------ AVAILABLE DATA ------

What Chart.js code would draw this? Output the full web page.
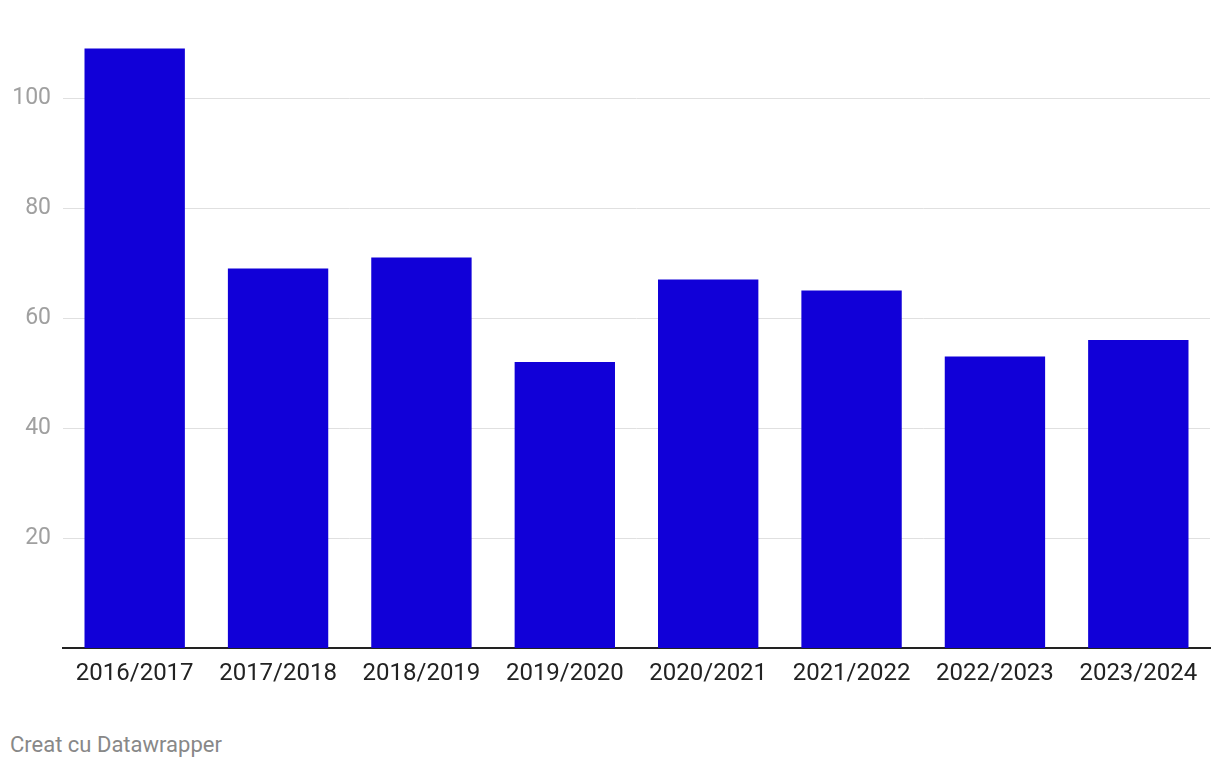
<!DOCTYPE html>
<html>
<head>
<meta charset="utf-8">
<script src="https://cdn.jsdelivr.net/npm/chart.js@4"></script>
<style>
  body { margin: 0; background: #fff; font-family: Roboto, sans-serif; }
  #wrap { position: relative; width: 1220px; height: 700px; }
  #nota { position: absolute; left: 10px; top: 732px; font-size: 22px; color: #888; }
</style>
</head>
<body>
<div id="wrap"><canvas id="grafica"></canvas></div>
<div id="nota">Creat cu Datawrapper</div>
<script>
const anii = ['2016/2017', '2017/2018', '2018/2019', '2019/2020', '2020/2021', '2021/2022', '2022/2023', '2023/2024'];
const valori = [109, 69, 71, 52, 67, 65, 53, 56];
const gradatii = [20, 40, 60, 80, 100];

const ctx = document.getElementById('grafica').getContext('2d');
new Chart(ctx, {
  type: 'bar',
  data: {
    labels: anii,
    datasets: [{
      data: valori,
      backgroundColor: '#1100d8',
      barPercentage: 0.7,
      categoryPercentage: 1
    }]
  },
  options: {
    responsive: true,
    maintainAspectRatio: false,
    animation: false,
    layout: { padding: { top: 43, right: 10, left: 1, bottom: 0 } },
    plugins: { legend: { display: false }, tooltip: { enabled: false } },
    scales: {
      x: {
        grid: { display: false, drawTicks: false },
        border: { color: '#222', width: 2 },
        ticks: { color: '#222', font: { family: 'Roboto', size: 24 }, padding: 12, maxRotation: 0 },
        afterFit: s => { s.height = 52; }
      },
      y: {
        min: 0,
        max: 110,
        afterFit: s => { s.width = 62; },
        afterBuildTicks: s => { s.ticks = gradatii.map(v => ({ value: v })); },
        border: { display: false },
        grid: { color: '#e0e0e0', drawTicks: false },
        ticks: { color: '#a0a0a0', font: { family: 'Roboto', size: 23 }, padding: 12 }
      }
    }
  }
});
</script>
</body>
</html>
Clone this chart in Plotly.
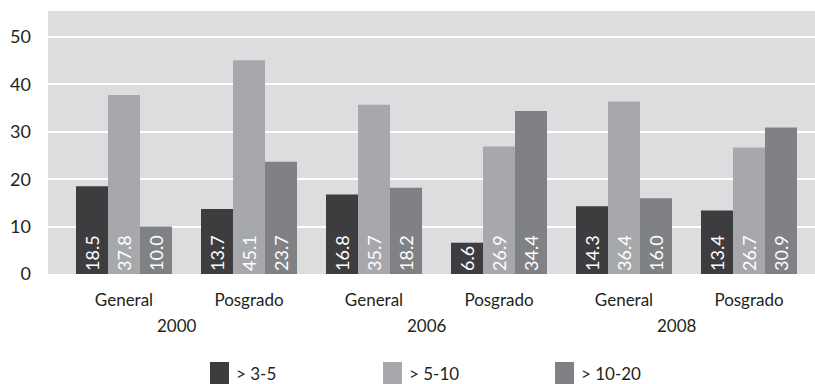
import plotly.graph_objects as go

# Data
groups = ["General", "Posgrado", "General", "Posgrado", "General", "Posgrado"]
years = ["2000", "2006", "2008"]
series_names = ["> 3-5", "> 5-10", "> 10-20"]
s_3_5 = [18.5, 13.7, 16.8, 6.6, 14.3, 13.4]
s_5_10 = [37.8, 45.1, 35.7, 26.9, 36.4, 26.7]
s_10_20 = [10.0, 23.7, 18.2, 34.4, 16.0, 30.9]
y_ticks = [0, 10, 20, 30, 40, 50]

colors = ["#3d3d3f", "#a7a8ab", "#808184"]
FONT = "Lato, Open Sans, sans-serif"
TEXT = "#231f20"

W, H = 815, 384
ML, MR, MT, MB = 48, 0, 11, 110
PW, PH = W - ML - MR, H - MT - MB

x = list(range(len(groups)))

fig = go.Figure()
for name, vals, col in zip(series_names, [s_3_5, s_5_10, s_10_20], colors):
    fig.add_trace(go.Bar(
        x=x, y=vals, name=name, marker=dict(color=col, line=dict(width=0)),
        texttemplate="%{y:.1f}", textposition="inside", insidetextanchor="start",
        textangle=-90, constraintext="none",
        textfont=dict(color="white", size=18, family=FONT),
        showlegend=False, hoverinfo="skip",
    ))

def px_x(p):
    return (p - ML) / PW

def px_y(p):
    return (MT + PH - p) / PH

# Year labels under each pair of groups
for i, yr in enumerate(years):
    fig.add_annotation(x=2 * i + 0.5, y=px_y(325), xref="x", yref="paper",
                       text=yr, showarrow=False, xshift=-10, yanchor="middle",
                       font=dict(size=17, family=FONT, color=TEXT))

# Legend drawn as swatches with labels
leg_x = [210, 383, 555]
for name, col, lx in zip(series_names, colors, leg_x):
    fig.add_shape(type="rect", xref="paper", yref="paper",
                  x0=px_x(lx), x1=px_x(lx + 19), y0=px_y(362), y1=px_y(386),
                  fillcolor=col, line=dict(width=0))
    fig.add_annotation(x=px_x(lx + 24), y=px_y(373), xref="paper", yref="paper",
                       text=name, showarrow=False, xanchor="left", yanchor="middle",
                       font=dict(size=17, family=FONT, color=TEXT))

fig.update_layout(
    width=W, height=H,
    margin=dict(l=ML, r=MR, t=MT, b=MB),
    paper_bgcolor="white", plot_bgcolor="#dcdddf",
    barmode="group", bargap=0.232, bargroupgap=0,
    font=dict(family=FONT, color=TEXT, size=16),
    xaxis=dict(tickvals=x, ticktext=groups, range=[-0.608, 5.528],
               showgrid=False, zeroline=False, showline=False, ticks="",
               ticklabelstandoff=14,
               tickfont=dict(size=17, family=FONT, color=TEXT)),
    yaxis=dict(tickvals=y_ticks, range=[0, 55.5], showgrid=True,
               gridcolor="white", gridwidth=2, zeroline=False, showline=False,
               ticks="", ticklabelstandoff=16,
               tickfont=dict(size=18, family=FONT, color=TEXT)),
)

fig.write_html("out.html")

------

== GIVEN INSTRUCTION ==
Provide the count, and nothing else, of lines in the data above where the word "this" occurs.

== ANSWER FOR THE TASK ==
2